In essence, Chemical Vapor Deposition (CVD) is a highly controlled process for building high-quality, solid crystalline materials directly onto a surface from a gas. It involves introducing reactive gases into a chamber where they decompose and deposit a thin film, one layer of atoms at a time, onto a heated object known as a substrate.
The core principle behind CVD is using a chemical reaction in a vapor or gas phase to create a solid product. This method offers exceptional control over the final material's purity, structure, and thickness, making it a cornerstone technology for manufacturing advanced materials like semiconductors and durable coatings.
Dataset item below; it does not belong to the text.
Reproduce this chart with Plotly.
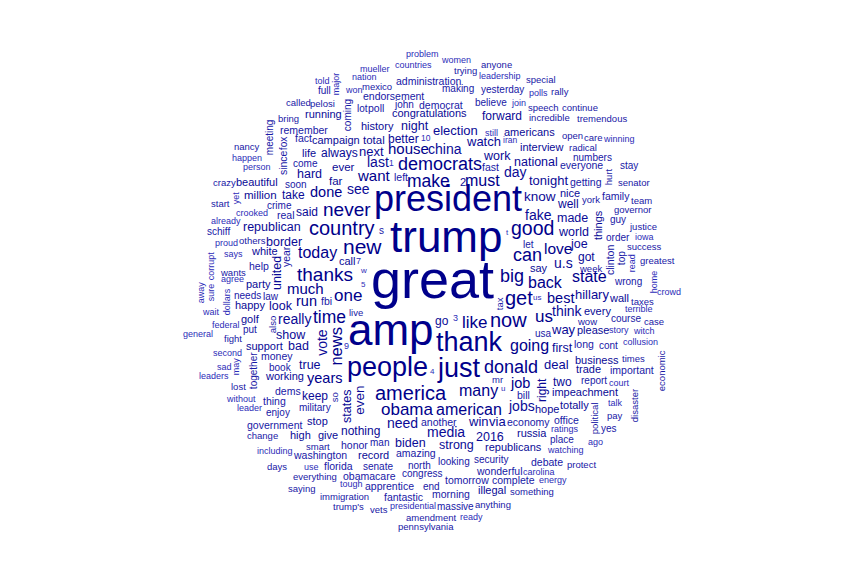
import numpy as np
import plotly.graph_objects as go

# word cloud of tweet vocabulary: word, position in the cloud (page pixels), count
words = [
    "problem", "women", "countries", "anyone", "mueller", "trying", "nation", "leadership", "special", "major",
    "told", "administration", "mexico", "won", "making", "yesterday", "polls", "rally", "full", "endorsement",
    "called", "pelosi", "join", "john", "democrat", "believe", "speech", "continue", "lot", "poll",
    "coming", "running", "bring", "congratulations", "forward", "incredible", "tremendous", "history", "night", "remember",
    "meeting", "election", "still", "americans", "open", "care", "winning", "fact", "campaign", "total",
    "better", "10", "watch", "iran", "nancy", "fox", "since", "life", "always", "next",
    "house", "china", "interview", "radical", "happen", "work", "numbers", "come", "ever", "last",
    "1", "democrats", "fast", "national", "everyone", "stay", "person", "hurt", "hard", "want",
    "left", "make", "2", "must", "day", "tonight", "getting", "senator", "far", "crazy",
    "beautiful", "soon", "done", "see", "know", "nice", "york", "family", "team", "yet",
    "million", "take", "start", "crime", "president", "well", "never", "crooked", "real", "said",
    "fake", "made", "things", "governor", "guy", "justice", "already", "republican", "country", "s",
    "trump", "t", "good", "world", "order", "iowa", "schiff", "proud", "others", "border",
    "new", "let", "love", "joe", "clinton", "top", "success", "says", "white", "year",
    "today", "can", "u.s", "got", "read", "greatest", "corrupt", "united", "help", "call",
    "7", "say", "week", "wants", "thanks", "w", "big", "state", "wrong", "home",
    "agree", "party", "great", "5", "back", "crowd", "away", "sure", "much", "dollars",
    "needs", "law", "one", "get", "us", "best", "hillary", "wall", "taxes", "happy",
    "look", "run", "fbi", "tax", "wait", "really", "time", "live", "now", "us",
    "think", "every", "terrible", "golf", "also", "go", "3", "like", "wow", "course",
    "case", "federal", "put", "show", "amp", "usa", "way", "please", "story", "witch",
    "general", "fight", "vote", "news", "thank", "going", "first", "long", "cont", "collusion",
    "support", "bad", "9", "second", "money", "times", "business", "true", "people", "4",
    "just", "donald", "deal", "sad", "may", "book", "trade", "important", "economic", "together",
    "leaders", "working", "years", "mr", "u", "job", "right", "two", "report", "court",
    "lost", "dems", "keep", "so", "states", "even", "america", "many", "bill", "impeachment",
    "without", "thing", "military", "leader", "enjoy", "obama", "american", "jobs", "hope", "totally",
    "political", "talk", "disaster", "stop", "pay", "government", "need", "another", "win", "via",
    "economy", "office", "change", "high", "give", "nothing", "media", "2016", "russia", "ratings",
    "yes", "smart", "honor", "man", "biden", "strong", "place", "ago", "including", "washington",
    "record", "amazing", "republicans", "watching", "days", "use", "florida", "senate", "north", "looking",
    "security", "debate", "protect", "everything", "obamacare", "congress", "wonderful", "carolina", "tough", "apprentice",
    "end", "tomorrow", "complete", "energy", "saying", "illegal", "immigration", "fantastic", "morning", "something",
    "trump's", "vets", "presidential", "massive", "anything", "amendment", "ready", "pennsylvania",
]

word_x = [
    422, 456, 413, 496, 375, 465, 364, 500, 541, 337,
    322, 429, 377, 354, 458, 502, 538, 560, 324, 393,
    298, 322, 518, 404, 441, 491, 543, 580, 362, 376,
    348, 323, 288, 429, 502, 549, 602, 377, 415, 304,
    270, 455, 491, 529, 572, 593, 619, 303, 336, 374,
    403, 426, 483, 510, 247, 284, 284, 309, 339, 371,
    408, 445, 541, 583, 247, 497, 592, 305, 343, 378,
    391, 440, 490, 536, 581, 629, 257, 609, 309, 374,
    401, 428, 463, 482, 515, 548, 586, 634, 336, 224,
    257, 296, 326, 358, 540, 570, 591, 616, 641, 237,
    260, 293, 220, 279, 448, 568, 347, 252, 286, 307,
    538, 572, 599, 633, 618, 643, 226, 272, 342, 381,
    446, 507, 532, 573, 618, 644, 218, 226, 252, 284,
    362, 528, 558, 579, 611, 622, 644, 233, 264, 287,
    317, 527, 563, 586, 633, 657, 212, 278, 259, 347,
    358, 539, 590, 233, 325, 363, 512, 589, 628, 655,
    232, 258, 432, 363, 545, 669, 202, 212, 305, 228,
    247, 271, 348, 519, 537, 560, 592, 619, 642, 250,
    281, 306, 326, 500, 211, 294, 329, 356, 508, 544,
    567, 597, 639, 250, 273, 442, 455, 475, 587, 626,
    654, 226, 250, 291, 391, 543, 563, 593, 619, 644,
    198, 233, 323, 337, 469, 529, 562, 584, 608, 640,
    264, 298, 346, 227, 277, 633, 597, 310, 387, 432,
    459, 511, 556, 224, 237, 280, 588, 632, 662, 254,
    214, 284, 324, 497, 503, 520, 543, 562, 594, 619,
    238, 288, 315, 335, 348, 360, 411, 478, 523, 585,
    241, 274, 315, 249, 278, 407, 469, 521, 547, 574,
    595, 615, 635, 317, 615, 275, 402, 439, 478, 497,
    528, 566, 262, 300, 328, 360, 446, 490, 532, 565,
    609, 318, 354, 379, 410, 456, 562, 595, 275, 320,
    373, 416, 513, 565, 277, 311, 338, 378, 419, 454,
    491, 547, 581, 315, 369, 422, 499, 539, 351, 389,
    431, 467, 513, 553, 301, 492, 344, 403, 451, 532,
    348, 379, 413, 455, 493, 431, 471, 426,
]

word_y = [
    55, 61, 66, 65, 70, 71, 78, 77, 80, 84,
    82, 82, 87, 91, 89, 90, 94, 92, 91, 97,
    103, 104, 104, 105, 106, 103, 108, 108, 109, 109,
    115, 115, 119, 114, 117, 118, 119, 127, 127, 131,
    137, 132, 134, 133, 136, 138, 140, 139, 141, 141,
    140, 139, 143, 141, 147, 144, 163, 154, 154, 153,
    150, 150, 148, 148, 159, 157, 158, 164, 168, 163,
    164, 166, 168, 163, 166, 166, 168, 177, 175, 177,
    178, 182, 183, 182, 173, 182, 183, 183, 182, 183,
    183, 185, 193, 190, 198, 194, 200, 197, 201, 198,
    196, 196, 204, 206, 202, 205, 211, 214, 216, 213,
    216, 219, 225, 210, 220, 227, 222, 228, 230, 231,
    240, 233, 230, 233, 238, 238, 232, 244, 241, 243,
    248, 245, 250, 245, 260, 258, 247, 255, 252, 257,
    254, 257, 264, 258, 263, 261, 266, 273, 267, 262,
    262, 269, 269, 273, 276, 271, 278, 278, 282, 282,
    280, 285, 284, 285, 284, 293, 292, 292, 290, 302,
    296, 297, 297, 300, 298, 299, 296, 299, 302, 306,
    307, 302, 302, 304, 313, 320, 318, 313, 322, 318,
    312, 312, 310, 320, 325, 322, 319, 324, 322, 319,
    322, 326, 330, 336, 333, 334, 331, 331, 331, 332,
    335, 339, 342, 346, 344, 347, 349, 345, 346, 343,
    347, 347, 347, 354, 357, 359, 361, 366, 369, 372,
    370, 369, 366, 368, 366, 368, 370, 371, 371, 371,
    377, 377, 379, 380, 389, 384, 390, 383, 381, 384,
    387, 392, 397, 397, 406, 400, 395, 392, 396, 393,
    400, 402, 408, 409, 413, 411, 411, 407, 410, 406,
    418, 404, 406, 422, 416, 426, 424, 423, 423, 423,
    423, 421, 436, 436, 436, 432, 433, 438, 434, 430,
    429, 447, 446, 443, 444, 446, 440, 443, 452, 456,
    456, 454, 448, 451, 467, 468, 467, 467, 466, 462,
    460, 463, 465, 477, 477, 474, 472, 473, 485, 487,
    487, 481, 481, 481, 489, 491, 497, 498, 495, 492,
    507, 510, 507, 507, 505, 518, 518, 527,
]

counts = [
    40, 40, 40, 50, 40, 50, 40, 40, 50, 40,
    40, 70, 50, 40, 60, 60, 40, 50, 60, 70,
    50, 50, 40, 60, 70, 60, 50, 50, 60, 70,
    60, 80, 50, 80, 100, 50, 50, 80, 110, 70,
    60, 120, 40, 80, 50, 50, 40, 70, 80, 90,
    100, 30, 120, 30, 50, 60, 70, 80, 100, 120,
    160, 140, 80, 50, 40, 110, 60, 60, 90, 140,
    30, 220, 70, 110, 70, 60, 40, 50, 110, 160,
    70, 210, 80, 180, 140, 120, 70, 50, 90, 50,
    80, 60, 150, 140, 130, 80, 50, 70, 50, 40,
    90, 100, 50, 60, 580, 100, 240, 40, 70, 100,
    140, 110, 80, 50, 60, 50, 40, 110, 260, 60,
    740, 20, 250, 110, 60, 40, 60, 40, 50, 110,
    280, 60, 170, 110, 70, 60, 50, 40, 80, 70,
    180, 220, 140, 100, 40, 50, 40, 110, 70, 80,
    40, 80, 50, 50, 240, 20, 220, 180, 60, 40,
    40, 80, 940, 20, 180, 40, 40, 40, 160, 40,
    60, 60, 200, 260, 20, 150, 120, 80, 50, 80,
    110, 150, 70, 50, 40, 140, 210, 50, 260, 200,
    140, 80, 40, 80, 50, 100, 40, 200, 50, 60,
    50, 40, 60, 110, 740, 60, 120, 80, 40, 40,
    40, 50, 140, 190, 400, 180, 110, 70, 60, 40,
    80, 110, 40, 40, 70, 50, 80, 110, 400, 20,
    400, 220, 120, 40, 40, 60, 80, 70, 50, 60,
    40, 80, 150, 50, 20, 150, 100, 100, 60, 40,
    50, 70, 100, 50, 110, 130, 260, 180, 70, 80,
    40, 70, 60, 40, 60, 200, 180, 140, 80, 80,
    50, 40, 50, 80, 50, 70, 140, 70, 120, 120,
    70, 70, 50, 80, 80, 100, 140, 110, 80, 40,
    60, 50, 70, 60, 110, 110, 60, 40, 40, 70,
    80, 70, 80, 40, 50, 40, 70, 60, 60, 60,
    60, 70, 50, 50, 70, 60, 70, 40, 40, 70,
    60, 70, 70, 40, 50, 80, 50, 70, 70, 50,
    50, 50, 40, 60, 50, 50, 40, 50,
]

# words set vertically (reading bottom to top)
rotated = [
    "major", "coming", "meeting", "fox", "since", "hurt", "yet", "things", "clinton", "top",
    "year", "read", "corrupt", "united", "home", "away", "sure", "dollars", "tax", "also",
    "vote", "news", "may", "economic", "together", "right", "so", "states", "even",
    "political", "disaster",
]

# count -> font size, linear like wordcloud's scale
c = np.array(counts, dtype=float)
size_min, size_max = 8, 54
font_px = size_min + (size_max - size_min) * (c - c.min()) / (c.max() - c.min())

# darker blue for more frequent words
palette = ["#2c2cb8", "#1818a6", "#0a0a96", "#00008b"]
color_bin = np.digitize(c, [45, 75, 145])

fig = go.Figure()
fig.add_trace(go.Scatter(x=[], y=[], hoverinfo="skip", showlegend=False))

for i, w in enumerate(words):
    fs = font_px[i]
    vertical = w in rotated
    # shift so the glyph body, not the line box, sits on the point
    px = word_x[i] - (0.085 * fs if vertical else 0)
    py = word_y[i] - (0 if vertical else 0.085 * fs)
    fig.add_annotation(
        x=px, y=py, xref="x", yref="y",
        text=w, showarrow=False,
        textangle=-90 if vertical else 0,
        xanchor="center", yanchor="middle",
        font=dict(family="Liberation Sans, Arial, sans-serif",
                  size=fs, color=palette[color_bin[i]]),
    )

# the page body has an 8px margin; the axes start at 8 so units stay page pixels
fig.update_layout(
    width=848, height=560,
    margin=dict(l=0, r=0, t=0, b=0),
    paper_bgcolor="white", plot_bgcolor="white",
    xaxis=dict(range=[8, 856], visible=False, fixedrange=True),
    yaxis=dict(range=[568, 8], visible=False, fixedrange=True),
    showlegend=False,
)

fig.write_html("out.html")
The Three Core Stages of CVD Explained
To understand how CVD achieves such precision, it's best to break it down into its three fundamental stages. The entire process occurs within a controlled-environment chamber.
Stage 1: Diffusion to the Surface
First, one or more reactive gases, known as precursors, are introduced into the reaction chamber. These gases then diffuse through the chamber and travel toward the target object, or substrate, which is typically heated to a specific temperature to drive the process.
Stage 2: Adsorption onto the Surface
Once the precursor gas molecules reach the substrate, they land and temporarily stick to its surface. This physical process, called adsorption, creates a high concentration of reactants exactly where the new material needs to grow.
Stage 3: Reaction and Film Growth
This is the critical step. The heat from the substrate provides the energy for the adsorbed gas molecules to chemically react. This reaction forms the desired solid material, which deposits onto the substrate as a thin film. Any leftover gaseous by-products are then released (desorbed) from the surface and are exhausted from the chamber.
Key Characteristics and Advantages of CVD
The reason CVD is so widely used is because of the superior qualities of the films it produces. It isn't just a simple coating method; it's a material fabrication technique.
Unmatched Versatility
CVD is not limited to one type of material. The process can be adapted to deposit a vast range of materials, including metals, non-metal films, complex alloys, and durable ceramics. This flexibility makes it invaluable across many industries.
Superior Purity and Structure
Because the process starts with high-purity gases in a controlled vacuum environment, the resulting films are exceptionally pure, dense, and well-crystallized. By carefully adjusting deposition parameters like temperature, pressure, and gas flow, engineers can precisely control the final film's crystal structure, grain size, and chemical composition.
Excellent Conformal Coating
One of CVD's most significant advantages is its ability to create a perfectly uniform coating, even on objects with complex shapes and internal surfaces. This "wrap-around" effect ensures that the film thickness is consistent everywhere, which is critical for protecting intricate parts or fabricating complex microelectronic devices.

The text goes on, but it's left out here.